A história e, principalmente, a coragem para contá-la, estão no sangue do diretor. Filho do escritor colombiano Gabriel García Marquez, Nobel de Literatura em 1982, Rodrigo García conviveu com as narrativas que cunharam o termo “realismo fantástico” para as obras do pai.  Seja narrando a inaptidão de um senhor idoso para a consumação do seu amor ou a incapacidade de um náufrago no mar do Caribe, Gabo foi mestre em retratar nossas limitações.

Seguindo o modelo paterno, Rodrigo García já havia analisado um histórico de fracassos pessoais em seu “Coisas que Você Pode Dizer Apenas de Olhar para Ela”. Com técnicas semelhantes de narração e temática análoga, o diretor construiu “Destinos Ligados” sob as mesmas características que fizeram de seu produto anterior um bom filme. Agora, talvez para completar sua primeira obra, talvez para encerrar seu ciclo de sadismo, García insere o público em situações mais carnais.

A personagem de Naomi Watts partiu de uma infância traumática para uma carreira jurídica bem sucedida. Nesse percurso, alheia aos olhares vigilantes das regras de convivência, tornou-se uma mulher solitária e ambiciosa, e decidiu conseguir para si o que lhe foi negado desde o seu nascimento. E é perdida nessa busca sem fim que a personagem desce mais fundo em sua solidão.

Em outro ponto da cidade, Annette Bening vive uma enfermeira de meia idade amargurada por lembranças que não ousa verbalizar, embora seus atos traiam suas ambições e revelem um passado não resolvido. Na tentativa de suportar sua inércia, a personagem cria para si um modelo de conduta que exige certezas antes de demonstrar o que ainda lhe resta de humano.

É inevitável não comparar as duas personagens ao papel vivido por Isabelle Huppert em “A Professora de Piano”. Para Watts, García escolheu o estranhamento e lascividade sexuais, enquanto Bening ficou com o lado prosaico da personagem de Michael Haneke, com modos circunspectos e arrogância justificável. Assim como o papel de Huppert, Bening também vive com a mãe idosa em uma casa solitária.

O elenco de protagonistas ainda abre espaço para Kerry Washington, que enfrenta sérios problemas para dar um filho ao marido. Entre salas de centros de adoção e se sujeitando aos caprichos de uma adolescente grávida, a personagem de Washington condiciona sua felicidade ao alcance de sua meta, cujas ferramentas para atingi-la naturalmente lhe foram injustamente retiradas.

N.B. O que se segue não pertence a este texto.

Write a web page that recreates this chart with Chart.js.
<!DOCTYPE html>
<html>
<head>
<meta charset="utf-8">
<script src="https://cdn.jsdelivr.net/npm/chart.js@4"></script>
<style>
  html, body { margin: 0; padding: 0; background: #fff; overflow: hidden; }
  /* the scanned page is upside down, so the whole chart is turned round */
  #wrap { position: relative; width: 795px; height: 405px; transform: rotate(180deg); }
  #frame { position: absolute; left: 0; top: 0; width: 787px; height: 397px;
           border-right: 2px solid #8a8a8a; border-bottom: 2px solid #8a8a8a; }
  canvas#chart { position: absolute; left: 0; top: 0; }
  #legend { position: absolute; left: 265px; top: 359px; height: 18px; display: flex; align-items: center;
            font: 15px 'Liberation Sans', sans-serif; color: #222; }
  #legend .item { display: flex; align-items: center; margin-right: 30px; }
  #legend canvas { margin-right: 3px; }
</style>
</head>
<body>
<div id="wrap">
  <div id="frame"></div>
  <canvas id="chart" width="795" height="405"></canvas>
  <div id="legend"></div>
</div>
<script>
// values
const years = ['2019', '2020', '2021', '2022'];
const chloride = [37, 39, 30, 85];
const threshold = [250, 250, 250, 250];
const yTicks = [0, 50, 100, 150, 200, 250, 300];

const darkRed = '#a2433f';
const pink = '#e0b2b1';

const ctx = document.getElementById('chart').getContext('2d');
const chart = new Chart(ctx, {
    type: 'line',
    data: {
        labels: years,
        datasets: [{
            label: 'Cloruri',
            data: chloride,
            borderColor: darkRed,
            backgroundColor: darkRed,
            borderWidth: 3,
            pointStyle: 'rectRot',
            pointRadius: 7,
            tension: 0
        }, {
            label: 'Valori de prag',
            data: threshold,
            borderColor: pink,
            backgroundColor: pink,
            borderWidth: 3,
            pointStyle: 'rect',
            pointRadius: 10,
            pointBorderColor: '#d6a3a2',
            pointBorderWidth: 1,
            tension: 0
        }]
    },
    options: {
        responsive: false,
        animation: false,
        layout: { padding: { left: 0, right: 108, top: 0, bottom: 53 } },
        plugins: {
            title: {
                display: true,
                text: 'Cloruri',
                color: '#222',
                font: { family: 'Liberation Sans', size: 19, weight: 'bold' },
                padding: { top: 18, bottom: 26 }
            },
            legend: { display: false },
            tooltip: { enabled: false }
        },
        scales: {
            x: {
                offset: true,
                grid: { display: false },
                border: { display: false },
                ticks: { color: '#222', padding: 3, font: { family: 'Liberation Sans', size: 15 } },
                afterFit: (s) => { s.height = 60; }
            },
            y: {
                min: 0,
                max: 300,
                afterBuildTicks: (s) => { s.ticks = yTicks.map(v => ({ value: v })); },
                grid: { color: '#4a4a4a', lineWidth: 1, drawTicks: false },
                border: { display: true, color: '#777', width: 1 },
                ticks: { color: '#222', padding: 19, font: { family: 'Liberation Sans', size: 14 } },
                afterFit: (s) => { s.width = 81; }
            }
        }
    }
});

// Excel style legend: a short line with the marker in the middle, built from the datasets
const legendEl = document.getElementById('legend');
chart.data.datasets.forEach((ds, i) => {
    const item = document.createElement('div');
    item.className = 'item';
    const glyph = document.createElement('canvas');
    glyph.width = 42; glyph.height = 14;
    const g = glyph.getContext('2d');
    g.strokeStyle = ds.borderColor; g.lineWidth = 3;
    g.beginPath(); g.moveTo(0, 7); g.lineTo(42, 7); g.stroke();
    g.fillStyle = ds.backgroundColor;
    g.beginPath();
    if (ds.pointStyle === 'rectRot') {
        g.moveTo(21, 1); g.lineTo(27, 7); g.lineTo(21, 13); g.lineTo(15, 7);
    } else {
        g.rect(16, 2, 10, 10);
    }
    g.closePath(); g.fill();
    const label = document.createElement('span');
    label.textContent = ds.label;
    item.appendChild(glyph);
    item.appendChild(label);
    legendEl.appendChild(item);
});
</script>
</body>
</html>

Se essas mulheres são naturalmente complexas, o trabalho do time de protagonistas resgata o que há de mais intrínseco em seus papeis. Confiantes como sempre, Watts e Bening oferecem uma segurança inarrável ao andamento de trama. A primeira delas, habituada aos papéis frágeis que condizem com seu tipo físico, demonstra uma versatilidade impressionante ao assumir um papel que impõe respeito e dominação. Para Bening, não há o que se acrescentar, seu histórico é suficiente. Kerry Washington acompanha os modos pueris de seu papel, mas não deixa a qualidade de seu trabalho cair quando precisa atingir picos dramáticos. Samuel L. Jackson e Cherry Jones completam o rol de atores que merecem destaque.

Se o apuro dramático dos atores e o trabalho impressionante do roteirista podem ser alçados ao título de obra-prima, o conservadorismo técnico de “Destinos Ligados” coloca o filme em um plano mais terreno. As opções de câmera, a linguagem fotográfica e a escolha da música soam de modo arcaico, embora não falhem em momento algum.

Felizmente, este é um filme para ser sentido. Nele, qualquer traço de tradicionalismo técnico parece pouco importante. Caso seja simplesmente assistido, “Destinos Ligados” surpreende pela potência de sua história e segurança de suas atrizes. Para aqueles que decidem assumir sua proposta, tudo o que foi escrito em parágrafos anteriores parece insignificante, incompleto, incapaz. Como eu. Como você.